:: WRITTEN EXERCISE ::
Give the count of lines in the data that include the string "seaborn", with no added remarks.
* Start GIVEN DATA *
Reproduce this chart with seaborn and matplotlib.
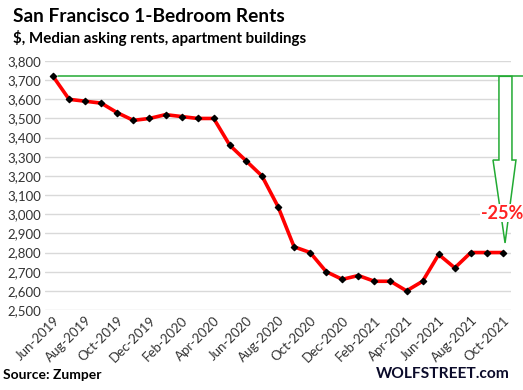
import matplotlib
matplotlib.use("Agg")
import matplotlib.pyplot as plt
import seaborn as sns
import pandas as pd
from matplotlib.patches import Polygon

months = ["Jun-2019","Jul-2019","Aug-2019","Sep-2019","Oct-2019","Nov-2019","Dec-2019",
          "Jan-2020","Feb-2020","Mar-2020","Apr-2020","May-2020","Jun-2020","Jul-2020",
          "Aug-2020","Sep-2020","Oct-2020","Nov-2020","Dec-2020","Jan-2021","Feb-2021",
          "Mar-2021","Apr-2021","May-2021","Jun-2021","Jul-2021","Aug-2021","Sep-2021","Oct-2021"]
rents = [3720, 3600, 3590, 3580, 3530, 3490, 3500, 3520, 3510, 3500, 3500, 3360, 3280, 3200,
         3040, 2830, 2800, 2700, 2660, 2680, 2650, 2650, 2600, 2650, 2790, 2720, 2800, 2800, 2800]
yticks = list(range(2500, 3801, 100))
peak = 3720
pct_label = "-25%"

sns.set_theme(style="white")
plt.rcParams['font.family'] = ['Lato', 'DejaVu Sans']

df = pd.DataFrame({"idx": range(len(months)), "month": months, "rent": rents})

fig = plt.figure(figsize=(5.23, 3.9), dpi=100)
ax = fig.add_axes([45/523, 1-310/390, (511-45)/523, (310-61)/390])

for v in yticks:
    ax.axhline(v, color="#d9d9d9", lw=1.0, zorder=0)

sns.lineplot(data=df, x="idx", y="rent", ax=ax, color="#ff0000", lw=2.6, zorder=3)
ax.scatter(df["idx"], df["rent"], marker="D", s=10, color="black", zorder=4)

ax.set_xlim(-0.5, len(months) - 0.5)
ax.set_ylim(2500, 3800)
ax.set_yticks(yticks)
ax.set_yticklabels([f"{v:,}" for v in yticks], fontsize=9.5, color="#333333")
ax.set_xticks(range(0, len(months), 2))
ax.set_xticklabels(months[::2], rotation=45, ha="right", rotation_mode="anchor",
                   fontsize=9.5, color="#333333")
ax.tick_params(axis="both", length=0, pad=3)
ax.set_xlabel("")
ax.set_ylabel("")
for s in ax.spines.values():
    s.set_visible(False)

# green reference line and arrow
green = "#22aa33"
ax.plot([0.3, 29.6], [peak, peak], color=green, lw=1.1, clip_on=False, zorder=2)
arrow = [(27.75, peak), (27.75, 3283), (27.38, 3283), (28.13, 2850),
         (28.81, 3283), (28.56, 3283), (28.56, peak)]
ax.add_patch(Polygon(arrow, closed=True, fill=True, facecolor="white",
                     edgecolor=green, lw=1.1, clip_on=False, zorder=2))
ax.text(27.94, 3005, pct_label, color="#ff2222", fontsize=13, fontweight="bold",
        ha="center", va="center", zorder=5,
        bbox=dict(facecolor="white", edgecolor="none", pad=0.5))

fig.text(13/523, 1-16/390, "San Francisco 1-Bedroom Rents", fontsize=13.8, fontweight="bold",
         color="black", va="center", ha="left")
fig.text(13/523, 1-38/390, "$, Median asking rents, apartment buildings", fontsize=10.9,
         fontweight="bold", color="black", va="center", ha="left")
fig.text(3/523, 1-375/390, "Source: Zumper", fontsize=10, fontweight="bold",
         color="black", va="center", ha="left")
fig.text(376/523, 1-374/390, "WOLFSTREET.com", fontsize=11.2, fontweight="bold",
         color="#0b0b2a", va="center", ha="left")

fig.savefig("out.png", dpi=100)
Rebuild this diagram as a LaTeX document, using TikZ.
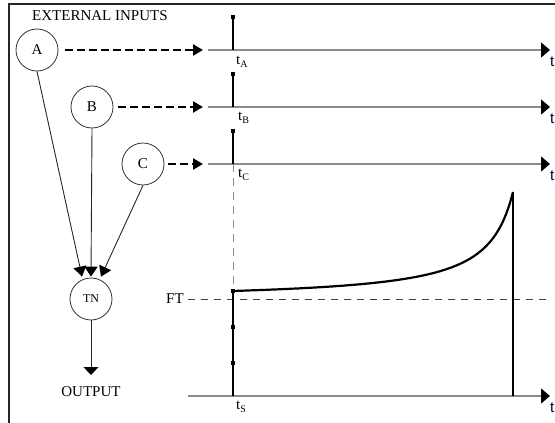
\documentclass[tikz,border=0pt]{standalone}
\usepackage{fontspec}
\setmainfont{Liberation Serif}
\newfontfamily\sansf{Liberation Sans}
\usetikzlibrary{arrows.meta}
\newcommand\subs[1]{\raisebox{-3pt}{\fontsize{10}{10}\selectfont #1}}
\begin{document}
\begin{tikzpicture}[x=1pt,y=-1pt,
  circ/.style={circle,draw=black!80,line width=0.8pt,minimum size=42pt,inner sep=0pt,font=\fontsize{15}{18}\selectfont},
  conn/.style={line width=0.9pt,draw=black!85,-{Triangle[length=10pt,width=13pt,black]}},
  outarrow/.style={line width=0.9pt,draw=black!85,-{Triangle[length=8pt,width=15pt,black]}},
  dasharrow/.style={line width=2.3pt,dash pattern=on 8pt off 4pt,-{Triangle[length=10pt,width=11pt,black]}},
  taxis/.style={line width=1.5pt,draw=black!45,-{Triangle[length=9pt,width=15pt,black]}},
  imp/.style={line width=2.7pt,draw=black},
  sq/.style={fill=black,minimum size=4.5pt,inner sep=0pt},
  txt/.style={font=\fontsize{15}{18}\selectfont,inner sep=0pt},
  tlab/.style={font=\fontsize{15}{18}\selectfont,inner sep=0pt,anchor=west},
  tend/.style={font=\sansf\fontsize{15}{18}\selectfont,inner sep=0pt,anchor=west,text=black!85!blue},
  guide/.style={line width=0.9pt,draw=black!45,dash pattern=on 8pt off 6pt},
  ftline/.style={line width=0.9pt,draw=black!75,dash pattern=on 7pt off 6pt}
]
\useasboundingbox (0,0) rectangle (555,423);
% frame
\draw[line width=1.3pt,black!85] (9,423) -- (9,4) -- (555,4);

\node[txt,anchor=west] (ext) at (32,16) {EXTERNAL INPUTS};

% input circles
\node[circ] (A) at (37,50) {A};
\node[circ] (B) at (92,107) {B};
\node[circ] (C) at (143,164) {C};
\node[circ,font=\fontsize{12}{14}\selectfont] (TN) at (91,299) {TN};

% time axes
\coordinate (axA) at (208,50);
\coordinate (axB) at (208,107);
\coordinate (axC) at (208,164);
\coordinate (axS) at (188,396);
\coordinate (endA) at (550,50);
\coordinate (endB) at (550,107);
\coordinate (endC) at (550,164);
\coordinate (endS) at (550,396);
\draw[taxis] (axA) -- (endA);
\draw[taxis] (axB) -- (endB);
\draw[taxis] (axC) -- (endC);
\draw[taxis] (axS) -- (endS);

\node[tend] (tA) at (550,62) {t};
\node[tend] (tB) at (550,119) {t};
\node[tend] (tC) at (550,176) {t};
\node[tend] (tS) at (550,408) {t};

% dashed input arrows
\draw[dasharrow] ([xshift=7pt]A.east) -- ([xshift=-5pt]axA);
\draw[dasharrow] ([xshift=5pt]B.east) -- ([xshift=-5pt]axB);
\draw[dasharrow] ([xshift=4pt]C.east) -- ([xshift=-5pt]axC);

% impulses
\coordinate (iA0) at (233,50);
\coordinate (iB0) at (233,107);
\coordinate (iC0) at (233,164);
\node[sq] (iA) at (233,17) {};
\node[sq] (iB) at (233,74) {};
\node[sq] (iC) at (233,131) {};
\draw[imp] (iA0) -- (iA.center);
\draw[imp] (iB0) -- (iB.center);
\draw[imp] (iC0) -- (iC.center);

\node[tlab] (lA) at (236,62) {t\subs{A}};
\node[tlab] (lB) at (238,118) {t\subs{B}};
\node[tlab] (lC) at (238,175) {t\subs{C}};
\node[tlab] (lS) at (236,407) {t\subs{S}};

% connectors to TN
\draw[conn] (A.south) -- ([xshift=-9pt,yshift=1pt]TN.north);
\draw[conn] (B.south) -- ([yshift=1pt]TN.north);
\draw[conn] (C.south) -- ([xshift=10pt,yshift=1pt]TN.north);
\coordinate (out) at (91,375);
\draw[outarrow] (TN.south) -- (out);
\node[txt] (output) at (91,392) {OUTPUT};

% potential
\node[sq] (s0) at (233,291) {};
\node[sq] (s1) at (233,327) {};
\node[sq] (s2) at (233,363) {};
\coordinate (base) at (233,396);
\draw[guide] (iC0) -- (s0.center);
\node[txt] (FT) at (175,299) {FT};
\coordinate (ftend) at (549,299);
\draw[ftline] ([xshift=4pt]FT.east) -- (ftend);
\draw[imp] (base) -- (s0.center);
\draw[line width=2.2pt,line join=round] plot[domain=233:513,samples=80,smooth] (\x,{291-2931*(1/(540-\x)-1/307)});
\coordinate (peak) at (513,192);
\coordinate (peakb) at (513,396);
\draw[imp] (peak) -- (peakb);
\end{tikzpicture}
\end{document}
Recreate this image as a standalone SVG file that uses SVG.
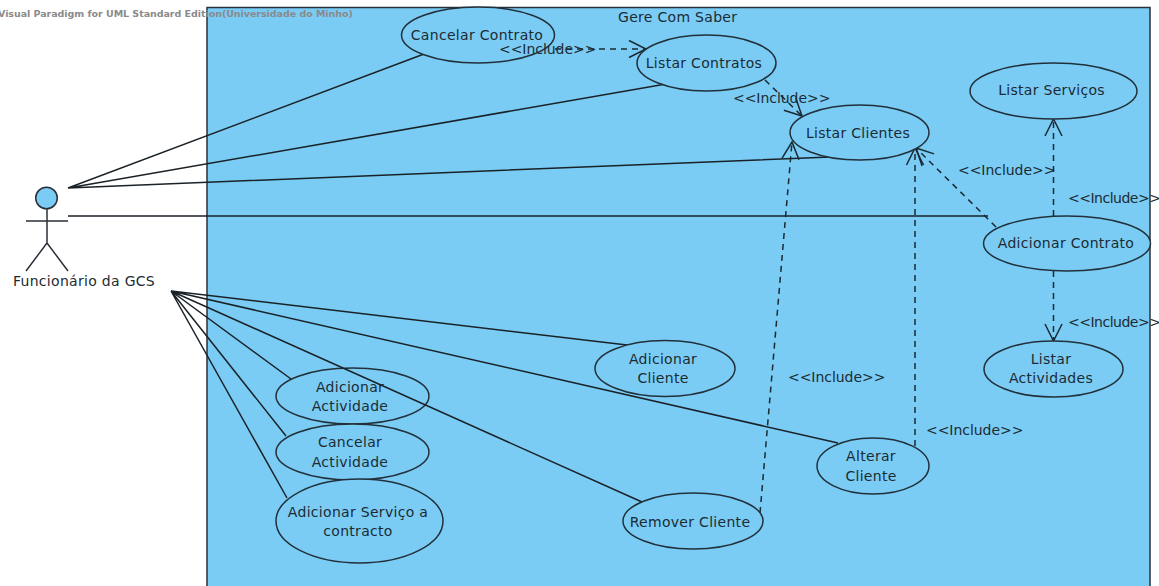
* End GIVEN DATA *
:: REPLY TO THE EXERCISE ::
2